You ask why more women didn't send in abstracts? Ask why more women don't read your blog, or don't care about your conference, or haven't even heard of it--because someone somewhere doesn't really care.
Thursday, 19 August 2004 02:08:51 (GMT Daylight Time, UTC+01:00)
Not to interject my butt where it doesn't belong, but don't you think you're being a tad bit hard on Chris?

First of all, if the problem is that he didn't reach out to women more actively, well the blame also has to fall on his co-sponsor Rebecca. Also on those others who knew about this event and did not spread the word to these women. If any of you knew of this event, did you spread the word?

Secondly, but why spread the blame in the first place? It's obvious that the lack of visibility of women in technology is a problem. I wrote about it here: http://haacked.com/archive/2004/08/18/935.aspx. We do need to focus on diversity. But pointing fingers and flinging blame is hardly the answer. Instead we should focus on being unifying and constructive.
I hardly doubt Chris had malicious intentions in putting forth an XML conference and it isn't his responsibility alone to rectify the gender imbalance in technology.
Instead, we should focus on being more constructive about this. If you think Chris can put more women in the spotlight and seats, offer suggestions on how he could have done this.

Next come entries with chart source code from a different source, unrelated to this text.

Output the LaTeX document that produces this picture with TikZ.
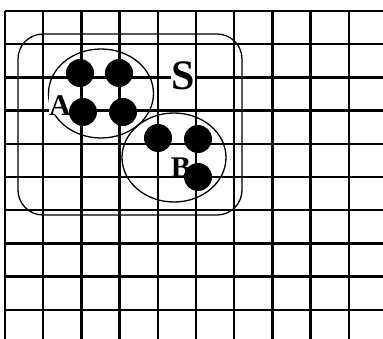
\documentclass[tikz,border=0pt]{standalone}
\usepackage{fontspec}
\setmainfont{Liberation Serif}
\usetikzlibrary{shapes.geometric}

\begin{document}
\begin{tikzpicture}[x=1pt,y=-1pt,
    gridline/.style={line width=2.4pt},
    setline/.style={draw,line width=1.3pt,inner sep=0pt},
    elem/.style={circle,fill,inner sep=0pt,minimum size=28pt},
    lbl/.style={font=\bfseries\fontsize{30}{30}\selectfont,inner sep=0pt,fill=white}]
  \useasboundingbox (0,0) rectangle (383,339);
  % grid
  \foreach \i in {0,...,9}{
    \draw[gridline] (5+38.2*\i,11) -- (5+38.2*\i,339);
    \draw[gridline] (5,11+33.2*\i) -- (383,11+33.2*\i);
  }
  % universe and subsets
  \node[setline,rounded corners=25pt,minimum width=224pt,minimum height=181pt] (setS) at (130,124.5) {};
  \node[setline,ellipse,minimum width=105pt,minimum height=89pt] (setA) at (101,93.5) {};
  \node[setline,ellipse,minimum width=104pt,minimum height=89pt] (setB) at (174,157.5) {};
  \node[lbl,font=\bfseries\fontsize{42}{42}\selectfont] (labS) at (183,76) {S};
  \node[lbl] (labA) at (60,105.5) {A};
  \node[lbl] (labB) at (181,167.5) {B};
  % elements
  \foreach \n/\x/\y in {a1/80/73,a2/119/73,a3/83/112,a4/123/112,b1/158/138,b2/198/139,b3/198/177}{
    \node[elem] (\n) at (\x,\y) {};
  }
\end{tikzpicture}
\end{document}
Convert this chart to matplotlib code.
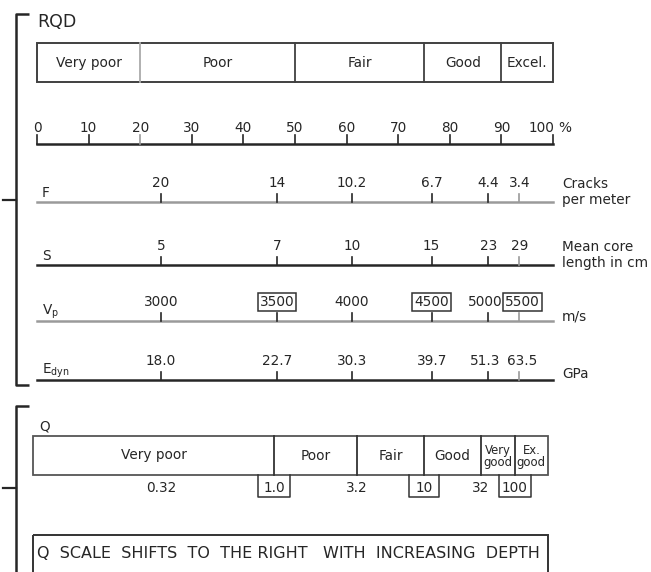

Dare's list is a good start...
Thursday, 19 August 2004 11:51:06 (GMT Daylight Time, UTC+01:00)
You missed Joyce Chen off your list - shame on you :p
Thursday, 19 August 2004 14:45:03 (GMT Daylight Time, UTC+01:00)
Do any of those women WANT to speak? Are they good speakers? Just because they are more than technically qualified doesn't mean they are good speakers. I attended a presentation last week by a guy with TONS of experience at Fortune 25 companies and he was a poor speaker. Didn't keep on topic, didn't get to points in his talk, etc...

Shelly is just blaming the victim of her particular cause. Any non-Americans on the speaking list? How about non-whites? Native Americans? Essentially she is saying, "It's your fault your speaking list isn't more diverse because non-white-men don't like you.". That's pretty silly.